Monday, October 6, 2008

The haunt of Brawl; Melee?

It was not even a year ago now that Wii hit Super Smash Brothers Brawl came out. When it did, many fans of melee were sitting outside (or in, depending on the amount of people) at the local Gamestop, Best Buy, whatever. Anticipation was in the air, and people went home with their precious copies of what gamers affectionately call "Brawl". It was a game filled with a lot of features, a story mode, called "The Subspace Emissary", which was basically the mainstead of unlocking charecters, and of course, your standard Super Smash modes, like versus, and event matches. After all of those modes are beat, and all the characters are unlocked, the feel the game was lost, It seemed this way based off the fact that I myself know 12 people that all own a Wii, and after they all:



A) Unlocked the characters

B)Played Versus mode. All week. Using Rockstars and No Fears as their lifesource

C)Got to the point that he/she was good with Ike, and could even battle Robot Jesus in a scissors match, which is, in the game, impossible



They were all losing lust for the game. Everything was rinse and repeat. The game was just as great as Mario Galaxy within 4-5 months from release. After Brawl came down from its high horse, people started going back and wondering "I wonder what Melee feels like now." And sadly enough, a lot of people considered the play of Melee over Brawl.

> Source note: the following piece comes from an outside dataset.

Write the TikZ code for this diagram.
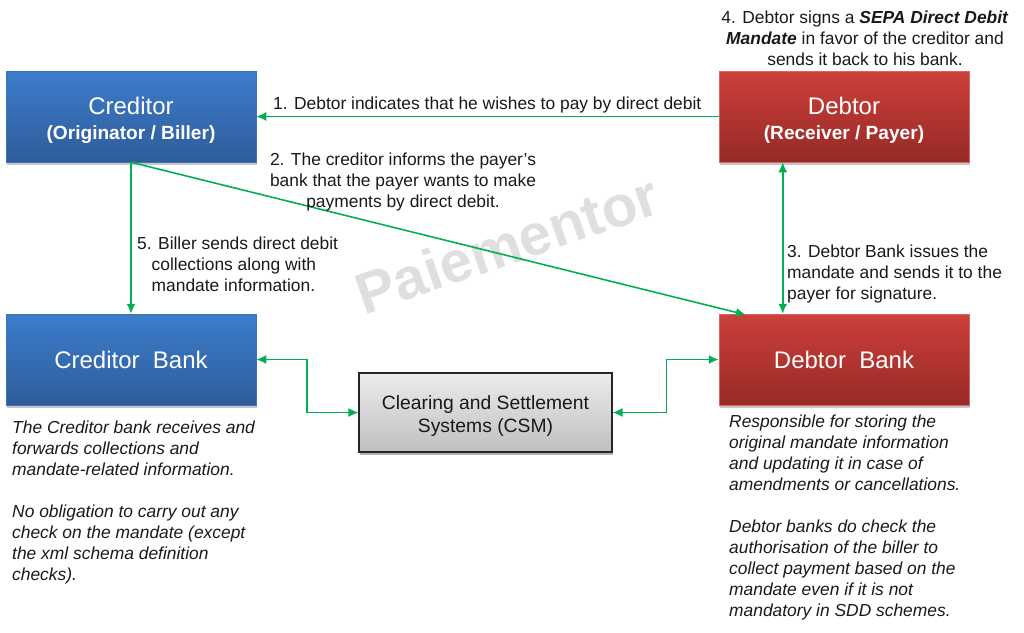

Why Melee though? Why a previous-gen game over an amped up, all-new game? You can begin the contrast with the fact that Melee was a cult classic. Its name stuck around for a very long time. From my personal experience, you could call one friend, say "Hey dude, come over and play some melee, I'm bored as hell" and before you knew it, not one, but four or five friends would be over at your house. More so, the differences were not just the fact that you could use Melee to bring people together, but also in the game itself. The physics were VERY different compared to Brawl. Brawl encourages "in-air" fighting, while Melee was all about fighting on foot. Naturally, for Brawl, the gravity of the game was lessened, so when you are airborne there is most definitely more time for aerial fighting. Personally, when I'm playing something like Tekken or Soul Calibur, I never recall gravity doing me any favors and letting me jump 50 feet in the air and catching up with the opponent; Sorry, I'm a realist. At least in Melee I actually time my shots better and bolt towards the place where my then-airborne opponent is going to land. Hammer time. Last but not least the factor that a classic is always a classic. People do prefer Super Mario over Super Mario Galaxy, just on the sole fact that games should not just be recognized by their immediate success, but their own roots as well. Brawl is a great game, but its roots should be revered, and recognized.